Here's the exact problem:
Dear Holly Jean,
My bf and I have been dating for about a year but it's been so tough for us.
He will be turning 29 this year and I, 23. He works full time and I just graduated from school. Its always the same problem arising between us.... and its an issue with him constantly flirting around with girls behind my back.
I have caught him chatting up girls via online networking sites such as Facebook. My friend has caught him putting his arms around other girls in the club, I have caught him texting other women on his mobile too. I don't know if he has gone out with them too.
I have no idea how much longer I can take his lies, empty promises and what nots. I think he feels that he is just being friendly and there isn't really any harm but he doesn't know how much it is affecting and hurting me inside. I have no qualms about him making friends but there is a line towards making friends appropriately.

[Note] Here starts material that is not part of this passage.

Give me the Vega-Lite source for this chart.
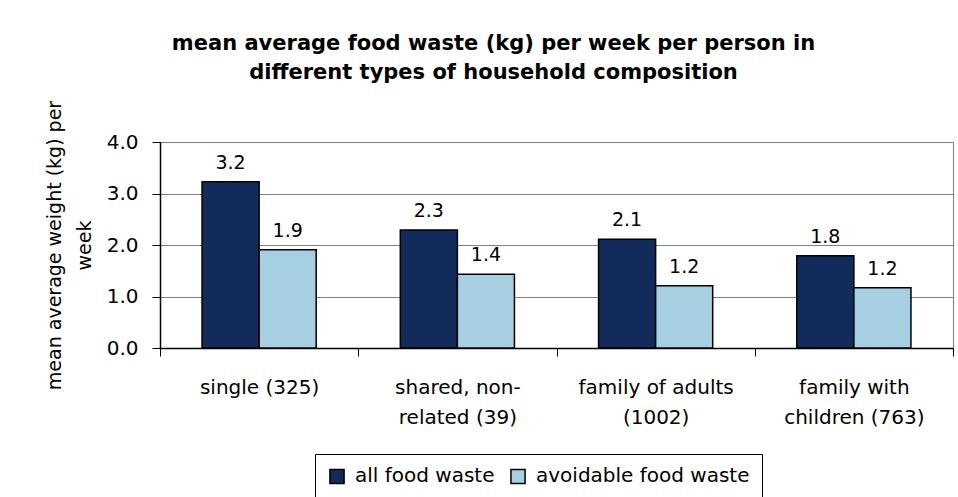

Chatting them up by sending provocative messages is just not the way to me.
I have talked to him about this subject and asked him to put himself in my shoes... He promises to change but the change is temporary I feel. ( One month, he'll be good.. The next, it'll happen again )
The last straw was recently when we agreed about a month back that he would delete his online networking site FOR GOOD but just a week ago, I discovered that he had restarted it again and went back to adding all the girls he had known in his previous account ( At the same time, sending them flirtatious messages like " Hey Sexy.. I'm back... " etc )
I love him a lot, and a part of me tells me to let go but I'm secretly banking on that little hope of chance that he would change. It sucks a lot because I care so much about him but I don't understand why he cant just be interested in me alone and have to seek other women out?
It does not tally with what he always says to me- like he loves me a lot/sees a future with me etc etc... If you love someone, do you do this to that someone then??
(I changed her name to protect her identity)
Girls and Guys out there. Please do help "Winny" out by being honest.
Because if I just gave her MY opinion. It might be lopsided...
If it were me, I would dump him because I know that I cannot be happy in such a relationship. And I know (now) that not all men are like that. I think that if a man needs his ego boosted by attention from other women then he's insecure... not me!
Or is it a sign of a woman's insecurity if she has problems with her man flirting? Or is he just not ready to settle really?